“They’re harping on branded products again?!”
We get it. However, we believe it can’t be overstated enough how detrimental it is for an independent ECP to buy identical-quality products for 2-3x the price, particularly when these brands are often “invisible” to the patient (i.e. optical labs/ generated lenses).
Think about your average lab job — the handful of go-to lenses your staff orders time and time again throughout the day.
Do these jobs average high two-digit ($XX) or low three-digit ($XXX) prices? If so, you’re dramatically overpaying right now for zero difference in performance vs. present-day house brands. With house brands, your practice could profit an extra $30, $50, or $100+ per lab order day-in and day-out, and your patient will experience the exact same quality, performance, and warranty as “industry-leading” brands.

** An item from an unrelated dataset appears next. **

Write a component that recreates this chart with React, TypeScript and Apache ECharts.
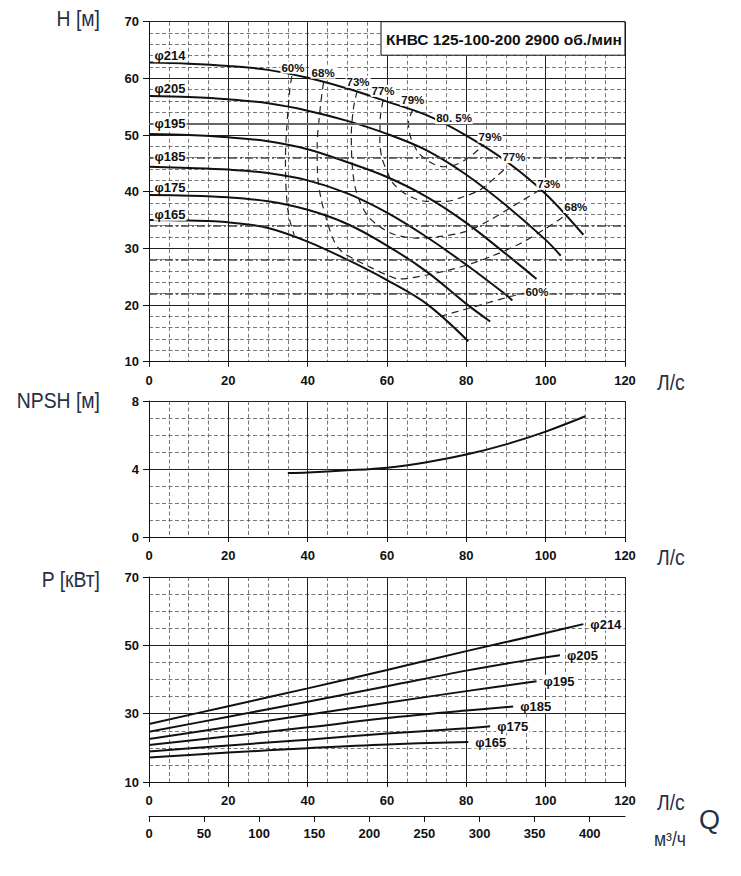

No crazy marketing campaigns required, and no $XX,XXX equipment purchase needed either.
What about your optical’s AR pricing?
Many labs deceive doctors into thinking they’re getting the best lens pricing, but then absolutely destroy their profit margins by charging $25 – $30 for basic AR or $30 – $40+ for premium AR. AR that performs identically is available on today’s market for $10 (basic) and $15 – $21 (premium dipcoat).
Are you presenting multiple options to your patients when they insist on a branded lens?
A patient will oftentimes be open to trying something new if it’s $100 less expensive and you promise to “make it right” if not satisfied. If they encounter any nonadapt issues, they can bring the lens back, pay the extra $100, and get the brand they wanted in the first place.
Purchase price isn’t dictated by what you pay for lenses.
Purchase price is dictated by what the market will bear. If your competitors charge $200 – $300 for a high-performance progressive because they have to pay $150 – $200 for a branded lens, you should charge the same price even though you’re only paying $50 – $85 for equal-quality house brand lenses.
Look Beyond Full-Service Lab Costs
This extends beyond full-service lab bills. Even though they’re often an opportunity to reduce costs by 50% – 70%, these overinflated markups also extend to stock lenses if you edge in-house. If you’re paying anywhere near $15 – $20 per pair of poly or trivex lenses with premium AR, you’re overpaying.
Due to their branded markup, all of this rationale applies to frames as well. Those insights and cautions are thoroughly discussed in Step 5.